この視点を持つことで、例えば公園のベンチは単に「座る場所」ではなく、「誰かと隣り合う可能性のある場所」「景色を共有する場所」となり、広場は「通過するだけの場所」から「立ち止まりたくなる場所」「自然と人が集まる場所」へと変貌しうるのです。
デザイン要素が交流を促す具体例
公共空間における様々なデザイン要素が、どのように日常の小さな交流を紡ぐのか、具体的な例を挙げながら見ていきます。
ベンチ:座り方から生まれる対話
ベンチのデザインや配置は、交流の度合いに大きく影響します。
- 配置: 一方向に並ぶだけでなく、向かい合わせや円形に配置されたベンチは、自然と会話が生まれやすい雰囲気を作ります。また、複数の小さなベンチを点在させることで、プライベートな会話からグループでの交流まで多様なニーズに対応できます。
- デザイン: ユニークな形状や素材のベンチは、それ自体が話題となり、初めて会う人同士がアートについて話すきっかけとなることがあります。背もたれのないデザインは、どちらの方向にも座れるため、よりフレキシブルな交流を促す場合もあります。

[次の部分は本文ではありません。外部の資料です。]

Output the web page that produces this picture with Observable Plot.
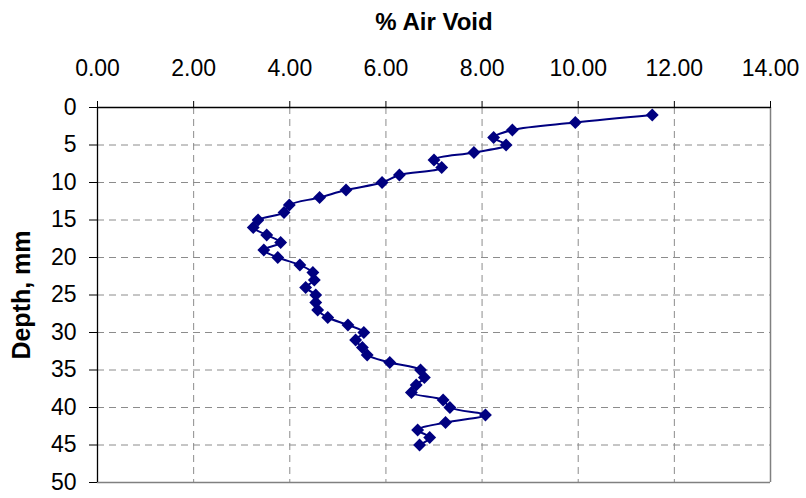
<!DOCTYPE html>
<html>
<head>
<meta charset="utf-8">
<script src="https://cdn.jsdelivr.net/npm/d3@7"></script>
<script src="https://cdn.jsdelivr.net/npm/@observablehq/plot@0.6"></script>
<style>
  html, body { margin: 0; padding: 0; background: #fff; }
  #chart svg { display: block; }
</style>
</head>
<body>
<div id="chart"></div>
<script>
const depth = [1, 2, 3, 4, 5, 6, 7, 8, 9, 10, 11, 12, 13, 14, 15, 16, 17, 18, 19, 20, 21, 22, 23, 24, 25, 26, 27, 28, 29, 30, 31, 32, 33, 34, 35, 36, 37, 38, 39, 40, 41, 42, 43, 44, 45];
const airVoid = [11.54, 9.94, 8.63, 8.24, 8.50, 7.83, 7.00, 7.16, 6.28, 5.92, 5.17, 4.62, 3.99, 3.88, 3.34, 3.24, 3.52, 3.81, 3.46, 3.75, 4.21, 4.48, 4.51, 4.33, 4.54, 4.54, 4.58, 4.79, 5.21, 5.54, 5.37, 5.51, 5.61, 6.08, 6.72, 6.80, 6.63, 6.53, 7.19, 7.33, 8.07, 7.24, 6.66, 6.91, 6.70];
const xTicks = [0, 2, 4, 6, 8, 10, 12, 14];
const yTicks = [0, 5, 10, 15, 20, 25, 30, 35, 40, 45, 50];
const xTitle = "% Air Void";
const yTitle = "Depth, mm";

const data = depth.map((d, i) => ({depth: d, av: airVoid[i]}));
const navy = "#000080";
const font = "'Liberation Sans', Arial, sans-serif";

const chart = Plot.plot({
  width: 806,
  height: 498,
  marginLeft: 97,
  marginRight: 36,
  marginTop: 107,
  marginBottom: 16,
  style: {fontFamily: font, fontSize: "23px", color: "#000", background: "#fff"},
  x: {domain: [0, 14]},
  y: {domain: [0, 50], reverse: true},
  marks: [
    Plot.gridX(xTicks.slice(1, -1), {stroke: "#8c8c8c", strokeOpacity: 1, strokeDasharray: "7,5", strokeWidth: 1}),
    Plot.gridY(yTicks.slice(1, -1), {stroke: "#8c8c8c", strokeOpacity: 1, strokeDasharray: "7,5", strokeWidth: 1}),
    Plot.ruleX([14], {stroke: "#808080", strokeWidth: 1.5}),
    Plot.ruleY([50], {stroke: "#808080", strokeWidth: 1.5}),
    Plot.ruleX([0], {stroke: "#000", strokeWidth: 1.3}),
    Plot.ruleY([0], {stroke: "#000", strokeWidth: 1.3}),
    Plot.axisX(xTicks, {anchor: "top", tickSize: 7, tickPadding: 25, tickFormat: d => d.toFixed(2), label: null, fontSize: 23, stroke: "#000"}),
    Plot.axisY(yTicks, {anchor: "left", tickSize: 8, tickPadding: 13, label: null, fontSize: 23, stroke: "#000"}),
    Plot.line(data, {x: "av", y: "depth", curve: "catmull-rom", stroke: navy, strokeWidth: 2}),
    Plot.dot(data, {x: "av", y: "depth", symbol: "diamond2", r: 5.8, fill: navy, stroke: "none"}),
    Plot.text([xTitle], {frameAnchor: "top", dy: -78, lineAnchor: "bottom", textAnchor: "middle", fontWeight: "bold", fontSize: 24, fill: "#000"}),
    Plot.text([yTitle], {frameAnchor: "left", dx: -76, rotate: -90, lineAnchor: "middle", textAnchor: "middle", fontWeight: "bold", fontSize: 25, fill: "#000"})
  ]
});
document.getElementById("chart").appendChild(chart);
</script>
</body>
</html>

- 周辺環境: ベンチの近くに手入れの行き届いた花壇があったり、子供の遊び場が見える位置にあったりすると、自然と人が集まり、そこでの会話が生まれる可能性が高まります。
広場:滞留と活動を促す空間構成
広場は多様な人々が集まる可能性のある場所です。その構成要素が交流をデザインします。
- ゾーニング: 広場内に段差を設けたり、舗装パターンを変えたりすることで、自然な区切りが生まれ、座って休憩するエリア、子供が走り回るエリア、パフォーマンスをするエリアなどが緩やかに分かれます。これにより、異なる活動をする人々が共存しやすくなり、互いの存在を意識したり、偶発的な交流が生まれたりします。
- 付属物: 噴水、モニュメント、パーゴラ、あるいはデザイン性の高い駐輪場なども、人々の滞留を生むきっかけとなります。これらの要素の近くには自然と人が集まりやすく、小さなグループが形成される基盤となります。
- 多目的利用への配慮: ちょっとしたステージや電源設備など、小規模なイベントにも利用しやすい設計にしておくことで、地域住民による自主的な活動が生まれやすくなり、それが新たな交流を生みます。
遊具・休憩スペース:多世代交流の触媒
公園などの遊具エリアや休憩スペースは、特に多世代交流の可能性を秘めています。
- インクルーシブデザイン: 子供だけでなく、様々な年代や能力を持つ人々が一緒に利用できるユニクルーシブな遊具や健康器具は、自然な形で異なる世代間の交流を生むきっかけとなります。例えば、高齢者が軽い運動をする横で子供が遊ぶ、その親や祖父母がベンチから見守るといった光景が生まれます。
- 休憩スペースの質: 遊具の近くに、子供を見守りやすい位置に、快適でデザイン性の高いベンチや日陰を提供する休憩スペースを設けることは、親や祖父母の滞留時間を増やし、彼ら同士の交流を促します。
実現のための考慮事項
このような交流を生む公共空間デザインを実現するためには、いくつかの重要な考慮事項があります。
- 地域住民との対話: 最も重要なのは、その空間を日常的に利用する地域住民の声を聞くことです。どのような活動が行われているか、どのような場所が不足しているか、どのような交流が求められているかなどを把握することで、本当に必要とされるデザインが見えてきます。ワークショップなどを通じて、共にデザインを考えるプロセスも有効です。
- 専門家との連携: ランドスケープデザイナー、建築家、そしてパブリックアートの専門家など、多様な視点を持つ専門家と連携することで、機能性、安全性、美しさ、そして交流促進という多角的な要素をバランス良く取り入れたデザインが可能となります。
- 持続可能性: 設置後の維持管理も重要な要素です。美しく保たれた空間は、人々に大切にされ、より多くの人が集まりやすくなります。清掃や植栽の手入れなどを通じて、地域住民が空間に関わる機会を作ることも、愛着と交流を育むことに繋がります。
- 柔軟性: 時代の変化や地域住民のニーズの変化に対応できるよう、ある程度の柔軟性を持たせたデザインにすることも考慮に値します。
結論:日常に織り込まれた交流の可能性
大規模なパブリックアート作品だけでなく、公園のベンチ一本、広場のちょっとした段差といった日常的な公共空間デザインも、地域に「交流を生む」ための大切な要素となり得ます。これらの空間にパブリックアートの視点を取り入れ、そこに集う人々の行動や関係性を丁寧に読み解きながらデザインすることで、意図せずとも自然に人が集まり、小さな挨拶が交わされ、偶発的な会話が生まれるような、日常に織り込まれた温かい交流が生まれる可能性が広がります。
地域活性化やコミュニティづくりに取り組む皆様にとって、このような日常的な空間デザインへの配慮が、持続可能な交流を育むための重要なヒントとなれば幸いです。